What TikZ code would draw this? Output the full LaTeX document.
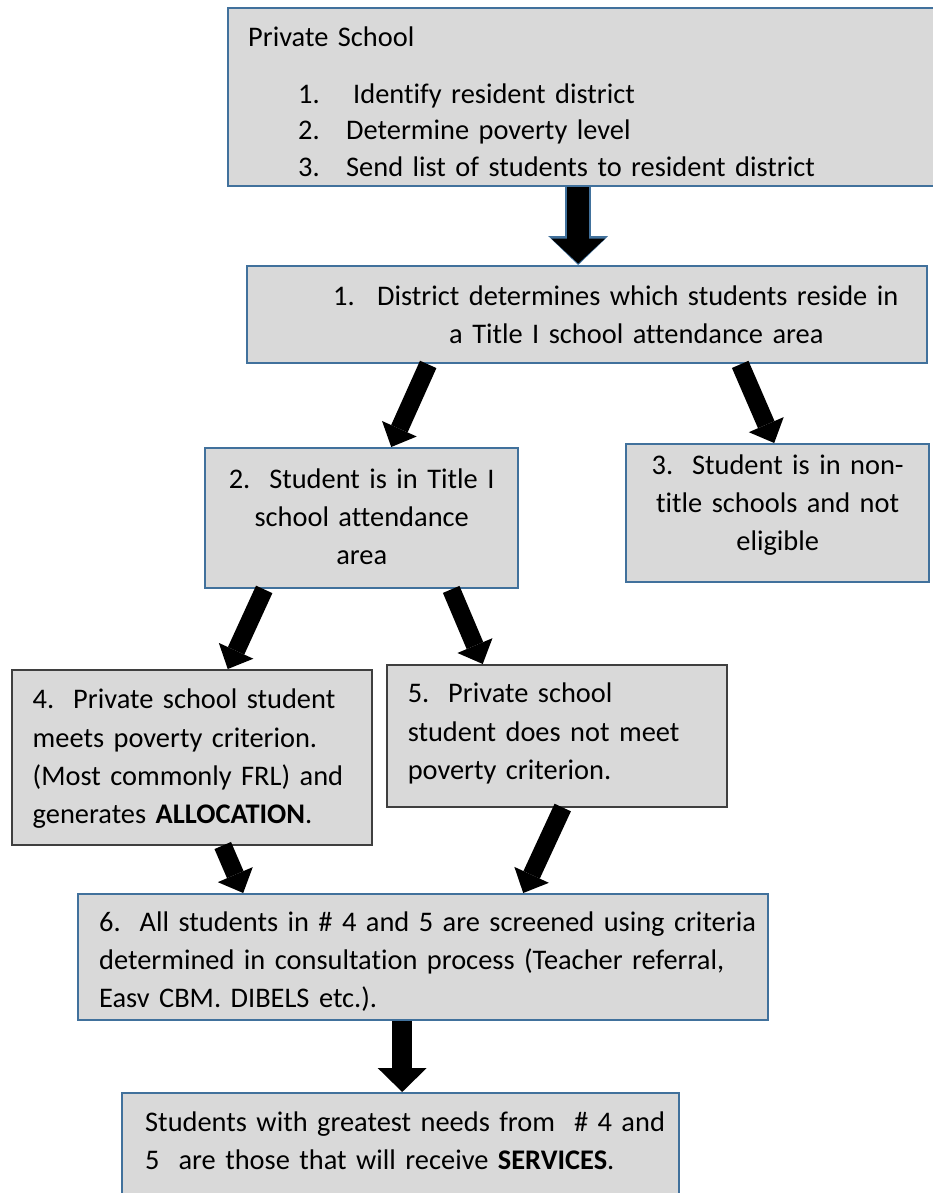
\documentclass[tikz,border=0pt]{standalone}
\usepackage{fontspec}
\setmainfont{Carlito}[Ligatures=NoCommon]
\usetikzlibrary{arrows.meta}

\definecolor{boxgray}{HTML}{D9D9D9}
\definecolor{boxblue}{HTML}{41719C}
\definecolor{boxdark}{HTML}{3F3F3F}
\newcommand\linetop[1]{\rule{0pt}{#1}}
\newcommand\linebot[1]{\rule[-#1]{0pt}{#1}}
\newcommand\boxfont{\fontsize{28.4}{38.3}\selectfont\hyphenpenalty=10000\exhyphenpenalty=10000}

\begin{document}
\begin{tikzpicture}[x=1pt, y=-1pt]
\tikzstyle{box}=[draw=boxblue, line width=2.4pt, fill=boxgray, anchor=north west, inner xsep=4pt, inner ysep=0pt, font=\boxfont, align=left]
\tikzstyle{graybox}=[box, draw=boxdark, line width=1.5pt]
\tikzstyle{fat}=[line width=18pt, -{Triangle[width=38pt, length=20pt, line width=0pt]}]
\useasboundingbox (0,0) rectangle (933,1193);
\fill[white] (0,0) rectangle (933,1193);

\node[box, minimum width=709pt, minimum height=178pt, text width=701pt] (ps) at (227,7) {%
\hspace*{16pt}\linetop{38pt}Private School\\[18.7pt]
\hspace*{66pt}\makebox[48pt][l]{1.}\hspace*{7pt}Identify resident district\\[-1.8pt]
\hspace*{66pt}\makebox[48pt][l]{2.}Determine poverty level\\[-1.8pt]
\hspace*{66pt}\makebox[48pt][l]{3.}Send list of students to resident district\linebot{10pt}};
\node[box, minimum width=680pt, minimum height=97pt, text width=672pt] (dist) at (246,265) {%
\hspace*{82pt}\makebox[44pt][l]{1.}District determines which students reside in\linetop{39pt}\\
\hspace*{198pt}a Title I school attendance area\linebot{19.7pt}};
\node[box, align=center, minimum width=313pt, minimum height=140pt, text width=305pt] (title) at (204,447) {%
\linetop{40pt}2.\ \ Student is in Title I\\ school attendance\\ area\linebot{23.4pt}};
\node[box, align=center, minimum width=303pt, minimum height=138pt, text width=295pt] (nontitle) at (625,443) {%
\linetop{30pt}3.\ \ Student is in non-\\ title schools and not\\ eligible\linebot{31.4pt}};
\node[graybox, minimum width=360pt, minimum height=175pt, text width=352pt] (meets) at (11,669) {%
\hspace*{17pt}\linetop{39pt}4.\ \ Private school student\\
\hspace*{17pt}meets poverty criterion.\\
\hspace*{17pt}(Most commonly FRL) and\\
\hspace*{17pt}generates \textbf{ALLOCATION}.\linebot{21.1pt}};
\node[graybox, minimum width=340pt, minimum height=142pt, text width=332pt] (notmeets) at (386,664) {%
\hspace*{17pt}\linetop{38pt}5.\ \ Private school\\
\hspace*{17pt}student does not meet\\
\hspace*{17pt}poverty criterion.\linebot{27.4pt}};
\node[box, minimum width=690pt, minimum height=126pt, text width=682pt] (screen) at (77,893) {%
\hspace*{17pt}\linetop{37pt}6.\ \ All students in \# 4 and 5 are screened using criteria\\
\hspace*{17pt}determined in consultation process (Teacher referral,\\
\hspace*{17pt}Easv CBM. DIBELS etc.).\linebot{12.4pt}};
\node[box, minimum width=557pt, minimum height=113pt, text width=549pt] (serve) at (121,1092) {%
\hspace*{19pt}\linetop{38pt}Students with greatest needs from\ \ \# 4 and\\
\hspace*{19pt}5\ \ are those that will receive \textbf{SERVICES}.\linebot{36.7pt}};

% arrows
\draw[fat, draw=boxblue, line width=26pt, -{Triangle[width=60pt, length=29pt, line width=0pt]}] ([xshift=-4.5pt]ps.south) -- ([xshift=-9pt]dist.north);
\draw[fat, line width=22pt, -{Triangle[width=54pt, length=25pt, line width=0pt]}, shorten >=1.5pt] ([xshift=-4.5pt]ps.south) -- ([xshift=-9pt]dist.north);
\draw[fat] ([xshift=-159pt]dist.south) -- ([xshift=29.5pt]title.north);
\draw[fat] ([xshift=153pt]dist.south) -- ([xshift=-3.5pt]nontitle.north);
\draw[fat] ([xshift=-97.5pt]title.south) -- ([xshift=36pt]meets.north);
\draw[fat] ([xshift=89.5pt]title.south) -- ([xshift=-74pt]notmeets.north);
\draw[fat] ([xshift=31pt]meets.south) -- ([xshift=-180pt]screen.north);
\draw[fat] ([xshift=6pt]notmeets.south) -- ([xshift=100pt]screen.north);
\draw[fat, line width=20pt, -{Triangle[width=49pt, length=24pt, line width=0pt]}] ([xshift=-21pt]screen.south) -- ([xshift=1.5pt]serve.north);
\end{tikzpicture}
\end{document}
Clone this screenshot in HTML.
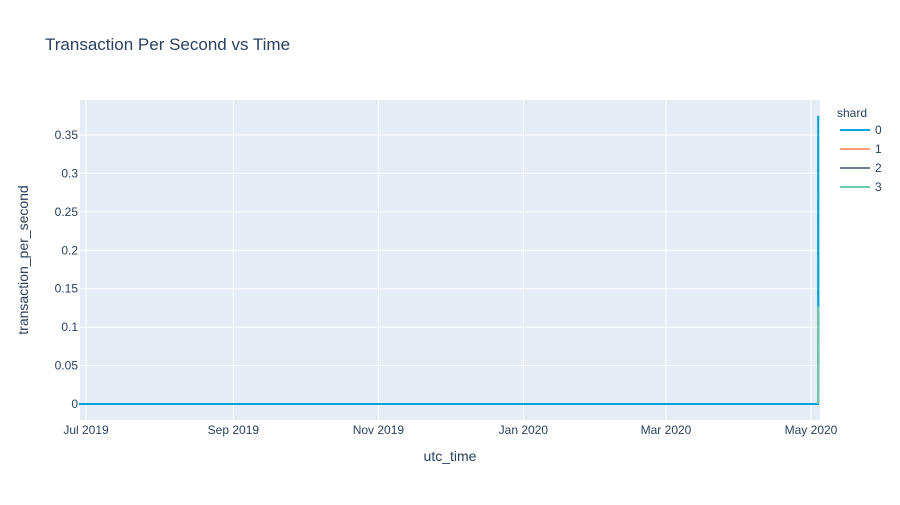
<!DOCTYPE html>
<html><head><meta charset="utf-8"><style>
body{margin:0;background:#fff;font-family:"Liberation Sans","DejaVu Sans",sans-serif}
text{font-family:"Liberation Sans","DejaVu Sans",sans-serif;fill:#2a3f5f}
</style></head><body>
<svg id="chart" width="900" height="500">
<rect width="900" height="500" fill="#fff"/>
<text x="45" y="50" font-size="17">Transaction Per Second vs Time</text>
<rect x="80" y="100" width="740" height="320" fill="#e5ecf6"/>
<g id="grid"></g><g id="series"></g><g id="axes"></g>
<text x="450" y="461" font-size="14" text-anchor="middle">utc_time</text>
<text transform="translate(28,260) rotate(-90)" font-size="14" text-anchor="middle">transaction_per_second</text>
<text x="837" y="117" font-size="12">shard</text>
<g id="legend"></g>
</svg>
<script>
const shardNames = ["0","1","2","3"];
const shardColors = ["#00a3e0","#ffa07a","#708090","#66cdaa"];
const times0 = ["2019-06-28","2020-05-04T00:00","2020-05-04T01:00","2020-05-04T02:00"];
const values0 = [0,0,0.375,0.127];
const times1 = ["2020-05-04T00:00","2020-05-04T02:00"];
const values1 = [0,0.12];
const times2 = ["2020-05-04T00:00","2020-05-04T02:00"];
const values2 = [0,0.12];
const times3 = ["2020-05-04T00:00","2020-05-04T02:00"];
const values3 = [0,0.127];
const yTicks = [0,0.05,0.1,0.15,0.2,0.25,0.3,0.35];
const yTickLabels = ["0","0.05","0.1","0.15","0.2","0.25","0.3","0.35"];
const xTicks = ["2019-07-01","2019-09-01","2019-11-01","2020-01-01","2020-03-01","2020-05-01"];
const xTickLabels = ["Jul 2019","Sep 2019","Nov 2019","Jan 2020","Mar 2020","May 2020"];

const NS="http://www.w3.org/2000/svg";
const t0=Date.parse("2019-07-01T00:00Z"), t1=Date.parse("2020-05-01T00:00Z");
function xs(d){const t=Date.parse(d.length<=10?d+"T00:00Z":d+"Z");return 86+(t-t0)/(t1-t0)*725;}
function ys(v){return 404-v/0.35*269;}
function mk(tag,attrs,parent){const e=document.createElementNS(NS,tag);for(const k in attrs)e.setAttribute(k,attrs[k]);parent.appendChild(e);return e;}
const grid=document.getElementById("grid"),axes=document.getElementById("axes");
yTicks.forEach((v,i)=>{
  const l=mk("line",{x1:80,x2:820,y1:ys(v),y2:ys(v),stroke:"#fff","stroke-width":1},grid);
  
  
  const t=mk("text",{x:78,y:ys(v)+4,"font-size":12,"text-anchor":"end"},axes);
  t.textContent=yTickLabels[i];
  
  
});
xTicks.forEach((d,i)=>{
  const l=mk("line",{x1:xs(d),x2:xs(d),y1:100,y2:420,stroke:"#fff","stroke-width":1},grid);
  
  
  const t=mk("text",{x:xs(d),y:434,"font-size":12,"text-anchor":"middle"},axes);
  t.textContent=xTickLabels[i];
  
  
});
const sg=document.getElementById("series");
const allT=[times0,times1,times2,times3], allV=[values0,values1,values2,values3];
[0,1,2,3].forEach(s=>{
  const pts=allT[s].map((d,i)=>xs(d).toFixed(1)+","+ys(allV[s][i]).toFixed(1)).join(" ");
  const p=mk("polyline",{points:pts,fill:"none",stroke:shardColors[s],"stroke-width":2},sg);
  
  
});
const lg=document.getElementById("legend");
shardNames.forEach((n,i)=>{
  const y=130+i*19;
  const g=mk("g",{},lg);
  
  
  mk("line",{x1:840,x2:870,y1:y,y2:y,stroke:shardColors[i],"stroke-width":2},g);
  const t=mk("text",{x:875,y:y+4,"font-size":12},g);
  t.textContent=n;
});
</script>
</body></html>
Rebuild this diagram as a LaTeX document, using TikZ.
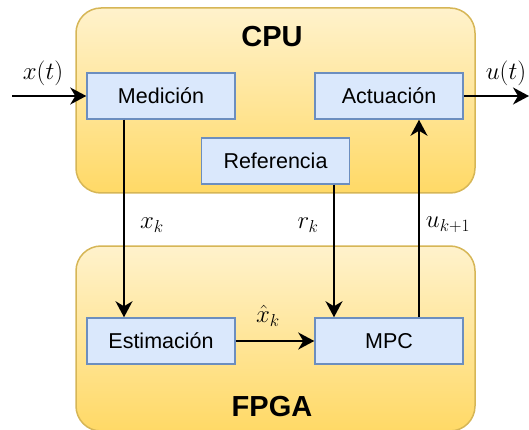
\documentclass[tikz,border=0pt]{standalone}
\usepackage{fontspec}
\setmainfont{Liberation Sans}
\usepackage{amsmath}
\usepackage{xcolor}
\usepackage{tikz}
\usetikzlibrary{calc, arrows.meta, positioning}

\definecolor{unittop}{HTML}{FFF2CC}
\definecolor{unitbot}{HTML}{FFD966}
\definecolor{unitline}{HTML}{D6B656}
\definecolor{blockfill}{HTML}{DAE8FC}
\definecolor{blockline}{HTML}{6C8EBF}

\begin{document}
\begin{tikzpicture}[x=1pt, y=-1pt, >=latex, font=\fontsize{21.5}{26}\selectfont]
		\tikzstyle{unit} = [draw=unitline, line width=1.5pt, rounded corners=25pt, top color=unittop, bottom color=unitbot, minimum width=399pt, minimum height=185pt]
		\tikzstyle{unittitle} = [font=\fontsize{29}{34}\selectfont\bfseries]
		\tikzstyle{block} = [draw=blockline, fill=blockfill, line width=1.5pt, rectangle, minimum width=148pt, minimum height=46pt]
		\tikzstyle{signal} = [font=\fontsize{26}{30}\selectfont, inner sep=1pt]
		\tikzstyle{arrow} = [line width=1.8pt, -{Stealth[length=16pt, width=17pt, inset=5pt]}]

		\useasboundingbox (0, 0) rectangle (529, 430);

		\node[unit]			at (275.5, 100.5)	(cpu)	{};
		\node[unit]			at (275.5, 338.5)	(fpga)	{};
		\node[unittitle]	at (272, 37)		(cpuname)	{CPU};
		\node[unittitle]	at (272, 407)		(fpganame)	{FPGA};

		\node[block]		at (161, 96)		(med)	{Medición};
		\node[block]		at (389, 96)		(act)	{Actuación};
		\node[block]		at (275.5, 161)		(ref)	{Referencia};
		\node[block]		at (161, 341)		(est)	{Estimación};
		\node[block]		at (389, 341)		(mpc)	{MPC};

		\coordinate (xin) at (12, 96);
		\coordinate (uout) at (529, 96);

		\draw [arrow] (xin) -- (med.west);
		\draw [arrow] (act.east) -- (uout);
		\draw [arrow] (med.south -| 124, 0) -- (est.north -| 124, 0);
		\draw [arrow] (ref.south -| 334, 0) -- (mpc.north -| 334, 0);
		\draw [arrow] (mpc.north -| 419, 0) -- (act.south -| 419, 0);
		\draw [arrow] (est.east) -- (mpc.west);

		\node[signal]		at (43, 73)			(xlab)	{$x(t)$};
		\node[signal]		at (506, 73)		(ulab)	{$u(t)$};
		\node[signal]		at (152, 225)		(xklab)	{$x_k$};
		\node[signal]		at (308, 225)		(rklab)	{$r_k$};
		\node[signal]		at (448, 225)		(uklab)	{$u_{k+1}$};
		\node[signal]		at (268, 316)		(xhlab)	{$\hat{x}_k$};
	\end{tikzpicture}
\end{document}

========

• [WHAT THE TASK REQUIRES] Scan the records above for the string "using", then report every line that contains it.

• [IN RESPONSE]
\hspace*{17pt}\linetop{37pt}6.\ \ All students in \# 4 and 5 are screened using criteria\\
Rebuild this diagram as a LaTeX document, using TikZ.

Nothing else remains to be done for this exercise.